What
is rape? The word derives most likely from the 14th century Middle English
rapen out of the Anglo-French raper from the Latin rapere meaning “to seize, carry off by
force, plunder”. http://bit.ly/1MZpGV7 Culturally
viewed, it is an atavistic act harking back to the male chauvinistic, patriarchal,
feudalistic past. The Latin word atavus refers
to the great-great-great-grandfather or an ancestor. For the victim, rape is
existentially disruptive. For the perpetrator, rape is more often than not a
crime of opportunity. Ergo,
unpredictable and impossible to anticipate and prevent. Equally, it is a crime
that requires the existence of a special kind of mindset in the perpetrator who
may hail from any caste, class, region and religion, often from among the close
acquaintances of the victim. Mind mapping of a potential rapist would reveal, I
suspect, the existence of a patriarchal, fedudalistic terrain wherein the power
equation is forever set against women. To the rapist, women are vassals in
perpetuity. Men are the all-powerful lords and masters entitled to all kinds of
privileges as well as access to every conceivable resource including the
vassals’ bodies. The by now widely publicized views of many authority figures
as well as the rapist in the Nirbhaya case lend credence to this contention.
This
set of core “tenets” is not documented but informally passed on from generation
to generation. So strong is their stranglehold on Indians that even some of the
womenfolk willingly and readily assist their “betters” in enforcing them. This
is abundantly evident by their inclusion in the perpetrators’ line-up in dowry
and honour killings. Even village elders, gotra
(clan)-inspired khap panchayats and
similar formal or informal tribal networks willingly join such woman-hating
initiatives. One is often led to wonder if the paternalistic underpinnings of
most religions like Vedantism/Hinduism, Islam, Judaism and Christianity do not
make them the ideal breeding grounds for the rapist as well as the terrorist
mindsets.
In
the sexually vitiated Indian context, the subtext of dowry reads like this in
the warped male mind: I’m taking “the burden” off your hands. So, pay up whatever
I ask for and shut up. Of the resistance to widow remarriage: I have no use for
“used goods”. (Objectification of women is routinely implicit in all misogynous
behaviour and thinking. Even in the “civilized” Occident, only wives are
swapped, never husbands, remember?) Of “provocative” dressing and behaviour by
women: Take me. I am available.
Have
you noticed the oft-recurring visual tableaux in most dances performed by
couples? The male dancer supports his female partner with his arm wrapped
around her waist, his face looming over hers and she is arching backward as far
as she can as if to keep as much distance between the two as possible. Male
superiority/male dominance is written all over this image – just as it is in
the iconic RK Films logo − even when the choreography is orchestrated by a
woman. By so doing, is she (the female dancer): (a) accepting her inferior
status in the relationship or (b) repelling the male’s advances (a crypto-rape
scenario)?
Then,
there is the all-time classic, time-honoured “Krishna Leela” defence and/or
ratiocination, based on a myth deeply embedded in the Indian consciousness,
which nobody seems to question or object to. Krishna, the legendary lover with
reportedly 16108 wives (none of them won by relentless ragging, though),
well-known for his playful and innocent antics as a child of hiding the clothes of bathing gopis, teasing them to distraction and taking advantage of their affection
to rob them of butter, is heralded as the beacon of how a young man should woo
a young woman of his fancy, i.e., the one who currently triggers an upsurge of
testosterone in him. The “boys will be boys” justification is used with
impunity, time and again, to condone disrespectful treatment of women by “manly”

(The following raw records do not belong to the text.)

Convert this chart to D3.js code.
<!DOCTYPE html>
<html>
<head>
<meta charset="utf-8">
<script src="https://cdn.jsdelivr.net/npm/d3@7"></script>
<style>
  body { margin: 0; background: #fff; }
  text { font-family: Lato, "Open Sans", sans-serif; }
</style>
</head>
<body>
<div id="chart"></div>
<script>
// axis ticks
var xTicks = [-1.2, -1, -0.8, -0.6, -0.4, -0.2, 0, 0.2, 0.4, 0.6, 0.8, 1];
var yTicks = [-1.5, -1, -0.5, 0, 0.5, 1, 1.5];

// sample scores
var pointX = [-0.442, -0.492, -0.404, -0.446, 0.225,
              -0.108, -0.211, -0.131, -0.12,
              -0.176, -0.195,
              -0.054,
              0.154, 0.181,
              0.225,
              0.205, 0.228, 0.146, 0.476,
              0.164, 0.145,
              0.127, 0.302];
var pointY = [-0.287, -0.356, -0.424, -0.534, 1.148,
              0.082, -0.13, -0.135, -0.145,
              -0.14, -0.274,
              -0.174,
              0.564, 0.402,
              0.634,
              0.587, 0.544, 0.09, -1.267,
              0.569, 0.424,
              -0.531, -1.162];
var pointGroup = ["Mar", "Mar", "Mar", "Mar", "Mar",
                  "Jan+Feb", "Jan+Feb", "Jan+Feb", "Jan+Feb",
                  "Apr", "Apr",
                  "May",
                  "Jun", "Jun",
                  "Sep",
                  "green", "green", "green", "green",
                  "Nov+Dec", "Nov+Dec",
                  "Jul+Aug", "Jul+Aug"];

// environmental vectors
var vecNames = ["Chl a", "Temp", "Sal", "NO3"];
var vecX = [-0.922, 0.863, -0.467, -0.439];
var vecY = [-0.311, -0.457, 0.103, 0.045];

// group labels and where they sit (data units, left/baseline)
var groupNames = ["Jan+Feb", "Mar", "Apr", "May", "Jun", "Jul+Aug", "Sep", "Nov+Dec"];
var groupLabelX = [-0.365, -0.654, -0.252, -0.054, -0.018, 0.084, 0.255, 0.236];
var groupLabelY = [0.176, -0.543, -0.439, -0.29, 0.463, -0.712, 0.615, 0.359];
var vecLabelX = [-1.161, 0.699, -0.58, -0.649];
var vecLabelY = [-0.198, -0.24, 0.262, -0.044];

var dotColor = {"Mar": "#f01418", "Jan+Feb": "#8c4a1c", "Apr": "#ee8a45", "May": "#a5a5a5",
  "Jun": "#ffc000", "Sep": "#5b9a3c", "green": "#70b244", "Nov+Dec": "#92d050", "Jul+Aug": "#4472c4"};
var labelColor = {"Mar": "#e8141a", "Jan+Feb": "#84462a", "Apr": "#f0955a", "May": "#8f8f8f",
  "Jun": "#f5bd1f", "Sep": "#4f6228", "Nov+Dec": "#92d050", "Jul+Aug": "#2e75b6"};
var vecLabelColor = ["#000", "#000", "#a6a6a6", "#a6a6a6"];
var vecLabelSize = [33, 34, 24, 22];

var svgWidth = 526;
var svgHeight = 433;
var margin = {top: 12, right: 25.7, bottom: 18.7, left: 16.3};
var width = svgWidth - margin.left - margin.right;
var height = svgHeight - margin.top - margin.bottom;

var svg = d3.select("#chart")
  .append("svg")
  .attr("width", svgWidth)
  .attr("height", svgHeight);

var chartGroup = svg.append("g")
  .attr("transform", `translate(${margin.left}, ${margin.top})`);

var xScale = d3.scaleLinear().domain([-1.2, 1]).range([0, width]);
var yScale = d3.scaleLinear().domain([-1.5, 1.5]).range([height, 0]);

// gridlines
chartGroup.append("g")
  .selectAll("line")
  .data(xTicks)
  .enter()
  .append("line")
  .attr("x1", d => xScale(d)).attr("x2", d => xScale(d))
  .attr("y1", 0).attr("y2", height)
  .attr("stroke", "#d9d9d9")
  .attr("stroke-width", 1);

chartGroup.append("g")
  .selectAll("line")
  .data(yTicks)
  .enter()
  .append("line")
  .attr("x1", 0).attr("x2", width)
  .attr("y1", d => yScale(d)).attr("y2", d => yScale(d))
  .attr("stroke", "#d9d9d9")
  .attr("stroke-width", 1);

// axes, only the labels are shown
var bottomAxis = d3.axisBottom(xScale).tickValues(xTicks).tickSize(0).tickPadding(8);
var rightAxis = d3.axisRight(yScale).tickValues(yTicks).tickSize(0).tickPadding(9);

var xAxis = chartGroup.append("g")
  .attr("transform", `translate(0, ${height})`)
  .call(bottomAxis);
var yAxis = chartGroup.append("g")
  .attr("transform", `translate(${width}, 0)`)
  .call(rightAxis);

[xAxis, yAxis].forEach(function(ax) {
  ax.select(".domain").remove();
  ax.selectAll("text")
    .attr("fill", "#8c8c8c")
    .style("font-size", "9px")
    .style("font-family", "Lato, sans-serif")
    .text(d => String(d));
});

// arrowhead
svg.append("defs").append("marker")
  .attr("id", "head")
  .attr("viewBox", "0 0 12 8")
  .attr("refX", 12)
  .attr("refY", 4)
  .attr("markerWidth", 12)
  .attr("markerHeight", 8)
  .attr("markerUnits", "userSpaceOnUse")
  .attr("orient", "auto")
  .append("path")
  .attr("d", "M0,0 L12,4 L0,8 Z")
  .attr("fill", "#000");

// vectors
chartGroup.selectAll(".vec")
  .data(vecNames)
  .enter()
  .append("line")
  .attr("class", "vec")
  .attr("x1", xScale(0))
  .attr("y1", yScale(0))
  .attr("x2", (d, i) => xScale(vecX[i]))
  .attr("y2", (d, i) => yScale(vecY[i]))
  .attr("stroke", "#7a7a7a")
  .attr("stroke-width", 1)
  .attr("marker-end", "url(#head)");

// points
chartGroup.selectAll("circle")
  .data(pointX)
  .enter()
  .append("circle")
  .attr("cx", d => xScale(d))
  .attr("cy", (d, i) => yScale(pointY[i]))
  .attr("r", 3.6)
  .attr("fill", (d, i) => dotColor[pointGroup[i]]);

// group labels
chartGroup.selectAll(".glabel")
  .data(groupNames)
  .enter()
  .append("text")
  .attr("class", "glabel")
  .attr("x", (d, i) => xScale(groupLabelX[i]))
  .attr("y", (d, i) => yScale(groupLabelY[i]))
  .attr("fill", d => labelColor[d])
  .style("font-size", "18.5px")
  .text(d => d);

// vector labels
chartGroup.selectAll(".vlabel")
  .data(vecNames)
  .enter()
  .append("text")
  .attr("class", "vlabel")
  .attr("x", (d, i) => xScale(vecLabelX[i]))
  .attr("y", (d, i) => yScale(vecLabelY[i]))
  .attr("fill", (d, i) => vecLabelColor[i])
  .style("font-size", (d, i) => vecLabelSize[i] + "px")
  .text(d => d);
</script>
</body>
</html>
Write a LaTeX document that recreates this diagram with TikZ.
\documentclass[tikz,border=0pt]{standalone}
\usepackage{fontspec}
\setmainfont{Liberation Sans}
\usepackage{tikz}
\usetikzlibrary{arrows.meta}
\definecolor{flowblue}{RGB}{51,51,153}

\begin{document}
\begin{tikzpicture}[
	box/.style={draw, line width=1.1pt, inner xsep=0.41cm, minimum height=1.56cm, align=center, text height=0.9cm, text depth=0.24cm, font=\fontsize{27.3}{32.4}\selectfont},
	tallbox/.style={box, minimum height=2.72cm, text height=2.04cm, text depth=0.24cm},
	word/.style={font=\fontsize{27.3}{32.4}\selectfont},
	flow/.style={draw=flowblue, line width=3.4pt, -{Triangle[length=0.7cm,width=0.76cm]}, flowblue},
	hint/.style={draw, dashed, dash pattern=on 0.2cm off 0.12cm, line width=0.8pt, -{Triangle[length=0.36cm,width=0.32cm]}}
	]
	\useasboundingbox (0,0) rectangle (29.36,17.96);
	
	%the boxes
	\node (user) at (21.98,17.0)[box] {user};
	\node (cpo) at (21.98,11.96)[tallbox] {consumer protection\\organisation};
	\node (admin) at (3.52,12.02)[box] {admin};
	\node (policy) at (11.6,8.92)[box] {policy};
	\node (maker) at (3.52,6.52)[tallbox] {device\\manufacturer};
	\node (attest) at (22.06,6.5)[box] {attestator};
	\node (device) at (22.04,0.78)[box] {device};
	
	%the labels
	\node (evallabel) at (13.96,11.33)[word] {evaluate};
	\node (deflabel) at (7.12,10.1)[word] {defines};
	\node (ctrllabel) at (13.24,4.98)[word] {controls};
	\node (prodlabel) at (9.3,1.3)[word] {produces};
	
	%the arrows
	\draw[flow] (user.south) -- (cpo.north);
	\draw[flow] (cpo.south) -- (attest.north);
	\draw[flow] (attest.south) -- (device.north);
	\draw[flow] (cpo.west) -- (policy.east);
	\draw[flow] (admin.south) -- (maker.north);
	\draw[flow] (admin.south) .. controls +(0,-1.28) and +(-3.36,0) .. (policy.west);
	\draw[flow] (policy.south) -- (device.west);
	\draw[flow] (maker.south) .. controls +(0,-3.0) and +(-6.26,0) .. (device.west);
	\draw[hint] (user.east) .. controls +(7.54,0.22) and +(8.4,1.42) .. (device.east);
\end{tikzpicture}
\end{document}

men. In the fifties and sixties, there was a spate of Hindi movies featuring
Dev Anand, Shammi Kapoor, Shashi Kapoor and even Joy Mukerjee – the poor girl’s
Shammi Kapoor − emulating this “Krishna” school of how to woo a girl and not compromise
your machismo. This sort of depiction of the male-female equation continues to
exist in one form or another in movies and on the idiot box even now.
Much
as I would like to take an optimistic view of the situation, no way out of this
well-entrenched psycho-socio-cultural impasse seems to exist in my opinion. Legal
and/or extra-legal (e.g., lynching and, on the milder side, protests march,
candle light processions, advertising to persuade the would-be rapist to shed
his sinful ways) solutions cannot achieve the desired result. The only way to
do it is to change for the better the existing attitude and belief super structure
of India. And that, as the dashing, debonair Don would have so eloquently put
it, is not only difficult but impossible (= “mushkil hi nahin, namumkin hai”).